* Aim of the task: Write out every line of the material as it stands, apart from the pictures.

※ ※ ※

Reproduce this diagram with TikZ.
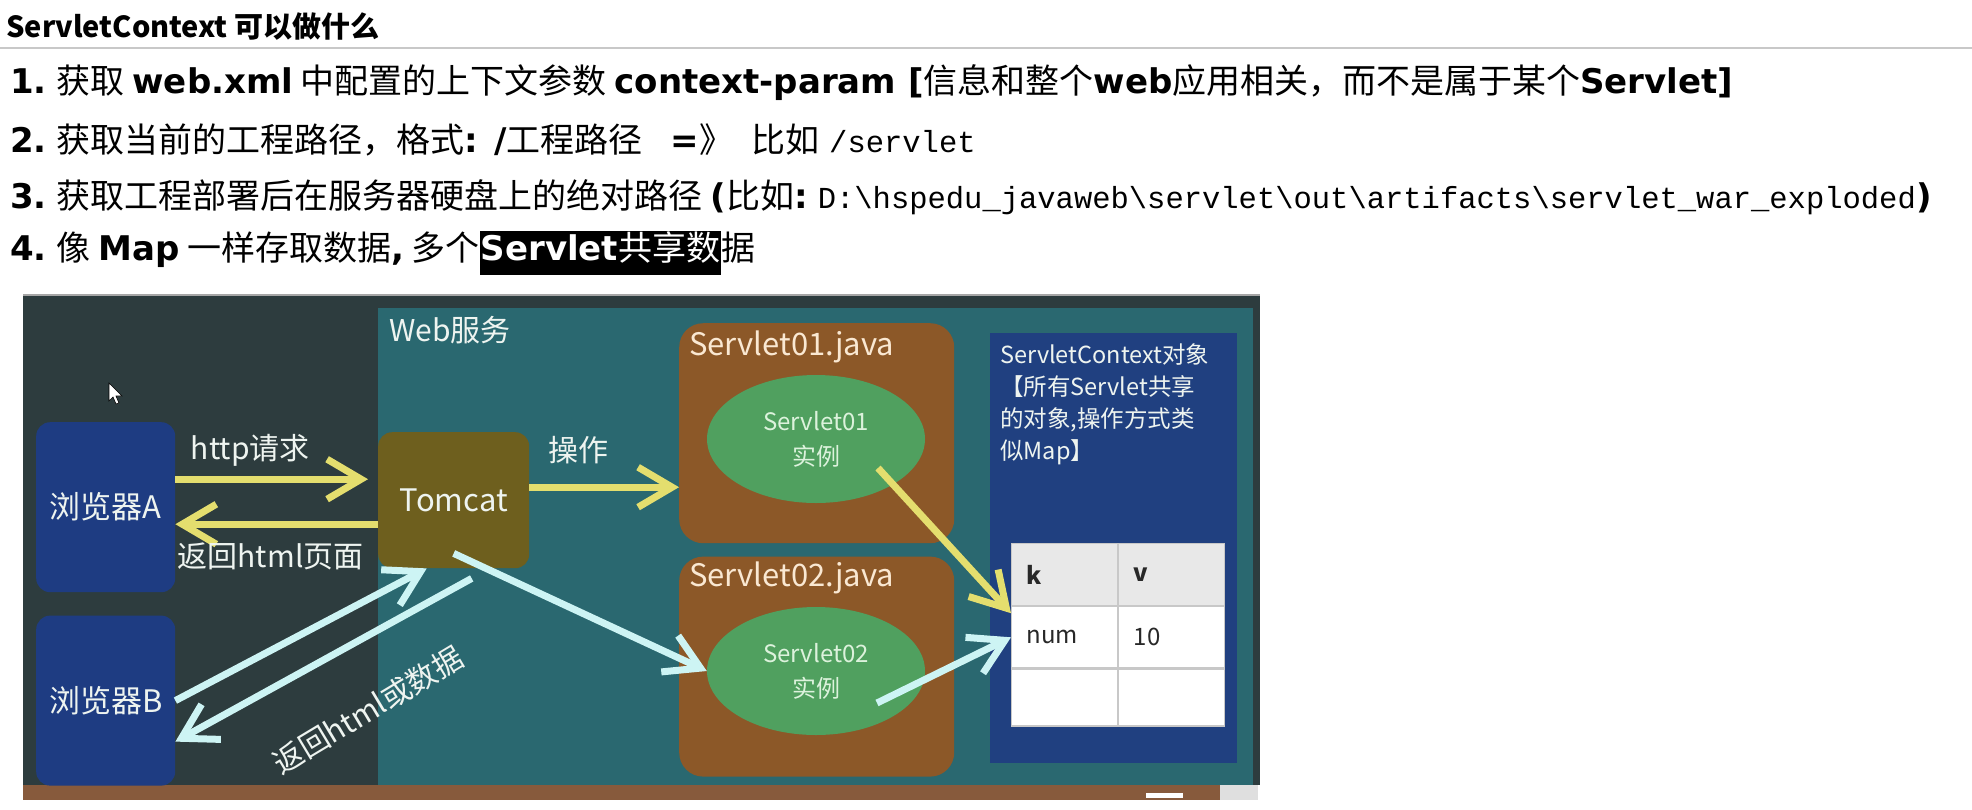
\documentclass[tikz,border=0pt]{standalone}
\usepackage{fontspec}
\setmainfont{Noto Sans CJK SC}
\newfontfamily\engfont{DejaVu Sans}[Scale=1.0]
\newfontfamily\codefont{Liberation Mono}
\usetikzlibrary{positioning,arrows.meta,shapes.geometric}
\definecolor{scBoard}{RGB}{45,60,62}
\definecolor{scTeal}{RGB}{42,104,112}
\definecolor{scClient}{RGB}{30,60,130}
\definecolor{scServer}{RGB}{110,95,30}
\definecolor{scJava}{RGB}{140,88,40}
\definecolor{scInst}{RGB}{80,160,95}
\definecolor{scCtx}{RGB}{32,64,128}
\definecolor{scYellow}{RGB}{228,222,110}
\definecolor{scCyan}{RGB}{205,244,244}
\definecolor{scText}{RGB}{238,244,240}
\definecolor{scPeach}{RGB}{250,232,210}
\definecolor{scMint}{RGB}{220,242,220}
\definecolor{scWood}{RGB}{135,90,60}
\definecolor{scRule}{RGB}{200,200,200}
\definecolor{scHead}{RGB}{232,232,232}
\definecolor{scInk}{RGB}{40,40,40}
\newcommand\latb[1]{{\engfont\bfseries #1}}
\newcommand\bs{\textbackslash}

\begin{document}
\begin{tikzpicture}[
    x=1pt, y=-1pt,
    textline/.style={anchor=west, inner sep=0pt, font=\fontsize{34}{40}\selectfont},
    client/.style={rectangle, rounded corners=14pt, fill=scClient, minimum width=139pt, minimum height=170pt, text=scText, font=\fontsize{31}{36}\selectfont},
    server/.style={rectangle, rounded corners=14pt, fill=scServer, minimum width=151pt, minimum height=136pt, text=scText, font=\fontsize{31}{36}\selectfont},
    javabox/.style={rectangle, rounded corners=24pt, fill=scJava, minimum width=275pt, minimum height=220pt},
    jlabel/.style={inner sep=0pt, text=scPeach, font=\fontsize{31}{36}\selectfont},
    inst/.style={ellipse, fill=scInst, minimum width=218pt, minimum height=128pt, inner sep=0pt, align=center, text=scMint, font=\fontsize{24}{35}\selectfont},
    ctxbox/.style={rectangle, fill=scCtx, minimum width=247pt, minimum height=430pt},
    cell/.style={draw=scRule, line width=1.2pt, fill=white, minimum height=61pt, text width=76pt, inner xsep=15pt, inner ysep=0pt, align=left, text=scInk, font=\fontsize{24}{28}\selectfont},
    note/.style={inner sep=0pt, text=scText, font=\fontsize{30}{34}\selectfont},
    yarrow/.style={draw=scYellow, line width=7pt, -{Straight Barb[length=34pt, width=40pt]}},
    carrow/.style={draw=scCyan, line width=7pt, -{Straight Barb[length=34pt, width=40pt]}}
]
  \fill[white] (0,0) rectangle (1972,809);
  \useasboundingbox (0,0) rectangle (1972,809);

  \node[anchor=west, inner sep=0pt, font=\fontsize{29}{32}\selectfont\bfseries] (title) at (6,27) {ServletContext 可以做什么};
  \draw[scRule, line width=2pt] (0,48) -- (1972,48);

  \node[textline] (l1) at (10,83) {\latb{1.} 获取 \latb{web.xml} 中配置的上下文参数 \latb{context-param [}信息和整个\latb{web}应用相关，而不是属于某个\latb{Servlet]}};
  \node[textline] (l2) at (10,140) {\latb{2.} 获取当前的工程路径，格式\latb{: /}工程路径\hspace{28pt}\latb{=}》\hspace{18pt}比如\hspace{10pt}{\codefont\fontsize{30.5}{36}\selectfont /servlet}};
  \node[textline] (l3) at (10,197) {\latb{3.} 获取工程部署后在服务器硬盘上的绝对路径 \latb{(}比如\latb{:} {\codefont\fontsize{30.5}{36}\selectfont D:\bs hspedu\_javaweb\bs servlet\bs out\bs artifacts\bs servlet\_war\_exploded}\latb{)}};
  \node[textline] (l4) at (10,253) {\latb{4.} 像 \latb{Map} 一样存取数据\latb{,} 多个{\setlength{\fboxsep}{1pt}\colorbox{black}{\rule[-14pt]{0pt}{40pt}\color{white}\latb{Servlet}共享数}}据};

  % board
  \fill[scBoard] (23,295) rectangle (1260,785);
  \draw[gray!70, line width=2pt] (23,295) -- (1260,295);
  \fill[scTeal] (378,308) rectangle (1253,785);
  \fill[scWood] (23,785) rectangle (1220,800);
  \fill[gray!25] (1220,785) rectangle (1258,800);
  \fill[white] (1146,793) rectangle (1183,798);
  \fill[white, draw=black, line width=0.6pt] (109,383) -- (109,401) -- (113,397) -- (116,404) -- (119,403) -- (116,396) -- (122,396) -- cycle;

  \node[note, anchor=west] (web) at (389,330) {Web服务};

  \node[client, anchor=north west] (brA) at (36,422) {浏览器A};
  \node[client, below=23pt of brA] (brB) {浏览器B};
  \node[server, anchor=north west] (tomcat) at (378,432) {Tomcat};

  \node[javabox, anchor=north west] (j1) at (679,323) {};
  \node[jlabel, anchor=west] (j1t) at ([shift={(10pt,-24pt)}]j1.north west) {Servlet01.java};
  \node[inst] (s1) at (816,439) {Servlet01\\实例};
  \node[javabox, below=13pt of j1] (j2) {};
  \node[jlabel, anchor=west] (j2t) at ([shift={(10pt,-22pt)}]j2.north west) {Servlet02.java};
  \node[inst] (s2) at (816,671) {Servlet02\\实例};

  \node[ctxbox, anchor=north west] (ctx) at (990,333) {};
  \node[note, anchor=north west, align=left, font=\fontsize{23.5}{32}\selectfont] (ctxt) at ([shift={(10pt,-10pt)}]ctx.north west) {ServletContext对象\\【所有Servlet共享\\的对象,操作方式类\\似Map】};

  \node[cell, fill=scHead, minimum height=62pt, anchor=north west, font=\fontsize{24}{28}\selectfont\bfseries] (kh) at (1011,543) {k};
  \node[cell, fill=scHead, minimum height=62pt, right=0pt of kh, font=\fontsize{24}{28}\selectfont\bfseries] (vh) {v};
  \node[cell, below=0pt of kh] (kn) {num};
  \node[cell, right=0pt of kn] (vn) {10};
  \node[cell, minimum height=57pt, below=0pt of kn] (ke) {};
  \node[cell, minimum height=57pt, right=0pt of ke] (ve) {};

  \draw[yarrow, shorten >=10pt] ([yshift=21pt]tomcat.west -| brA.east) -- node[note, pos=0.37, yshift=29pt] {http请求} ([yshift=21pt]tomcat.west);
  \draw[yarrow] ([yshift=-24pt]tomcat.west) -- node[note, pos=0.53, yshift=-32pt] {返回html页面} ([yshift=-24pt]tomcat.west -| brA.east);
  \draw[yarrow] ([yshift=13pt]tomcat.east) -- node[note, pos=0.33, yshift=37pt] {操作} ([yshift=13pt]tomcat.east -| j1.west);
  \draw[carrow] (brB.east) -- ([xshift=-27pt]tomcat.south);
  \draw[carrow] ([shift={(18pt,-10pt)}]tomcat.south) -- ([yshift=-41pt]brB.east);
  \node[note, rotate=31] (retB) at (368,710) {返回html或数据};
  \draw[carrow] ([yshift=15pt]tomcat.south) -- (s2.west);
  \draw[yarrow] ([shift={(62pt,-29pt)}]s1.center) -- ([yshift=-7pt]kn.north west);
  \draw[carrow] ([shift={(61pt,-32pt)}]s2.center) -- (kn.west);
\end{tikzpicture}
\end{document}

※ ※ ※

* Answer:
Reproduce this diagram with TikZ.
\documentclass[tikz,border=0pt]{standalone}
\usepackage{fontspec}
\setmainfont{Noto Sans CJK SC}
\newfontfamily\engfont{DejaVu Sans}[Scale=1.0]
\newfontfamily\codefont{Liberation Mono}
\usetikzlibrary{positioning,arrows.meta,shapes.geometric}
\definecolor{scBoard}{RGB}{45,60,62}
\definecolor{scTeal}{RGB}{42,104,112}
\definecolor{scClient}{RGB}{30,60,130}
\definecolor{scServer}{RGB}{110,95,30}
\definecolor{scJava}{RGB}{140,88,40}
\definecolor{scInst}{RGB}{80,160,95}
\definecolor{scCtx}{RGB}{32,64,128}
\definecolor{scYellow}{RGB}{228,222,110}
\definecolor{scCyan}{RGB}{205,244,244}
\definecolor{scText}{RGB}{238,244,240}
\definecolor{scPeach}{RGB}{250,232,210}
\definecolor{scMint}{RGB}{220,242,220}
\definecolor{scWood}{RGB}{135,90,60}
\definecolor{scRule}{RGB}{200,200,200}
\definecolor{scHead}{RGB}{232,232,232}
\definecolor{scInk}{RGB}{40,40,40}
\newcommand\latb[1]{{\engfont\bfseries #1}}
\newcommand\bs{\textbackslash}

\begin{document}
\begin{tikzpicture}[
    x=1pt, y=-1pt,
    textline/.style={anchor=west, inner sep=0pt, font=\fontsize{34}{40}\selectfont},
    client/.style={rectangle, rounded corners=14pt, fill=scClient, minimum width=139pt, minimum height=170pt, text=scText, font=\fontsize{31}{36}\selectfont},
    server/.style={rectangle, rounded corners=14pt, fill=scServer, minimum width=151pt, minimum height=136pt, text=scText, font=\fontsize{31}{36}\selectfont},
    javabox/.style={rectangle, rounded corners=24pt, fill=scJava, minimum width=275pt, minimum height=220pt},
    jlabel/.style={inner sep=0pt, text=scPeach, font=\fontsize{31}{36}\selectfont},
    inst/.style={ellipse, fill=scInst, minimum width=218pt, minimum height=128pt, inner sep=0pt, align=center, text=scMint, font=\fontsize{24}{35}\selectfont},
    ctxbox/.style={rectangle, fill=scCtx, minimum width=247pt, minimum height=430pt},
    cell/.style={draw=scRule, line width=1.2pt, fill=white, minimum height=61pt, text width=76pt, inner xsep=15pt, inner ysep=0pt, align=left, text=scInk, font=\fontsize{24}{28}\selectfont},
    note/.style={inner sep=0pt, text=scText, font=\fontsize{30}{34}\selectfont},
    yarrow/.style={draw=scYellow, line width=7pt, -{Straight Barb[length=34pt, width=40pt]}},
    carrow/.style={draw=scCyan, line width=7pt, -{Straight Barb[length=34pt, width=40pt]}}
]
  \fill[white] (0,0) rectangle (1972,809);
  \useasboundingbox (0,0) rectangle (1972,809);

  \node[anchor=west, inner sep=0pt, font=\fontsize{29}{32}\selectfont\bfseries] (title) at (6,27) {ServletContext 可以做什么};
  \draw[scRule, line width=2pt] (0,48) -- (1972,48);

  \node[textline] (l1) at (10,83) {\latb{1.} 获取 \latb{web.xml} 中配置的上下文参数 \latb{context-param [}信息和整个\latb{web}应用相关，而不是属于某个\latb{Servlet]}};
  \node[textline] (l2) at (10,140) {\latb{2.} 获取当前的工程路径，格式\latb{: /}工程路径\hspace{28pt}\latb{=}》\hspace{18pt}比如\hspace{10pt}{\codefont\fontsize{30.5}{36}\selectfont /servlet}};
  \node[textline] (l3) at (10,197) {\latb{3.} 获取工程部署后在服务器硬盘上的绝对路径 \latb{(}比如\latb{:} {\codefont\fontsize{30.5}{36}\selectfont D:\bs hspedu\_javaweb\bs servlet\bs out\bs artifacts\bs servlet\_war\_exploded}\latb{)}};
  \node[textline] (l4) at (10,253) {\latb{4.} 像 \latb{Map} 一样存取数据\latb{,} 多个{\setlength{\fboxsep}{1pt}\colorbox{black}{\rule[-14pt]{0pt}{40pt}\color{white}\latb{Servlet}共享数}}据};

  % board
  \fill[scBoard] (23,295) rectangle (1260,785);
  \draw[gray!70, line width=2pt] (23,295) -- (1260,295);
  \fill[scTeal] (378,308) rectangle (1253,785);
  \fill[scWood] (23,785) rectangle (1220,800);
  \fill[gray!25] (1220,785) rectangle (1258,800);
  \fill[white] (1146,793) rectangle (1183,798);
  \fill[white, draw=black, line width=0.6pt] (109,383) -- (109,401) -- (113,397) -- (116,404) -- (119,403) -- (116,396) -- (122,396) -- cycle;

  \node[note, anchor=west] (web) at (389,330) {Web服务};

  \node[client, anchor=north west] (brA) at (36,422) {浏览器A};
  \node[client, below=23pt of brA] (brB) {浏览器B};
  \node[server, anchor=north west] (tomcat) at (378,432) {Tomcat};

  \node[javabox, anchor=north west] (j1) at (679,323) {};
  \node[jlabel, anchor=west] (j1t) at ([shift={(10pt,-24pt)}]j1.north west) {Servlet01.java};
  \node[inst] (s1) at (816,439) {Servlet01\\实例};
  \node[javabox, below=13pt of j1] (j2) {};
  \node[jlabel, anchor=west] (j2t) at ([shift={(10pt,-22pt)}]j2.north west) {Servlet02.java};
  \node[inst] (s2) at (816,671) {Servlet02\\实例};

  \node[ctxbox, anchor=north west] (ctx) at (990,333) {};
  \node[note, anchor=north west, align=left, font=\fontsize{23.5}{32}\selectfont] (ctxt) at ([shift={(10pt,-10pt)}]ctx.north west) {ServletContext对象\\【所有Servlet共享\\的对象,操作方式类\\似Map】};

  \node[cell, fill=scHead, minimum height=62pt, anchor=north west, font=\fontsize{24}{28}\selectfont\bfseries] (kh) at (1011,543) {k};
  \node[cell, fill=scHead, minimum height=62pt, right=0pt of kh, font=\fontsize{24}{28}\selectfont\bfseries] (vh) {v};
  \node[cell, below=0pt of kh] (kn) {num};
  \node[cell, right=0pt of kn] (vn) {10};
  \node[cell, minimum height=57pt, below=0pt of kn] (ke) {};
  \node[cell, minimum height=57pt, right=0pt of ke] (ve) {};

  \draw[yarrow, shorten >=10pt] ([yshift=21pt]tomcat.west -| brA.east) -- node[note, pos=0.37, yshift=29pt] {http请求} ([yshift=21pt]tomcat.west);
  \draw[yarrow] ([yshift=-24pt]tomcat.west) -- node[note, pos=0.53, yshift=-32pt] {返回html页面} ([yshift=-24pt]tomcat.west -| brA.east);
  \draw[yarrow] ([yshift=13pt]tomcat.east) -- node[note, pos=0.33, yshift=37pt] {操作} ([yshift=13pt]tomcat.east -| j1.west);
  \draw[carrow] (brB.east) -- ([xshift=-27pt]tomcat.south);
  \draw[carrow] ([shift={(18pt,-10pt)}]tomcat.south) -- ([yshift=-41pt]brB.east);
  \node[note, rotate=31] (retB) at (368,710) {返回html或数据};
  \draw[carrow] ([yshift=15pt]tomcat.south) -- (s2.west);
  \draw[yarrow] ([shift={(62pt,-29pt)}]s1.center) -- ([yshift=-7pt]kn.north west);
  \draw[carrow] ([shift={(61pt,-32pt)}]s2.center) -- (kn.west);
\end{tikzpicture}
\end{document}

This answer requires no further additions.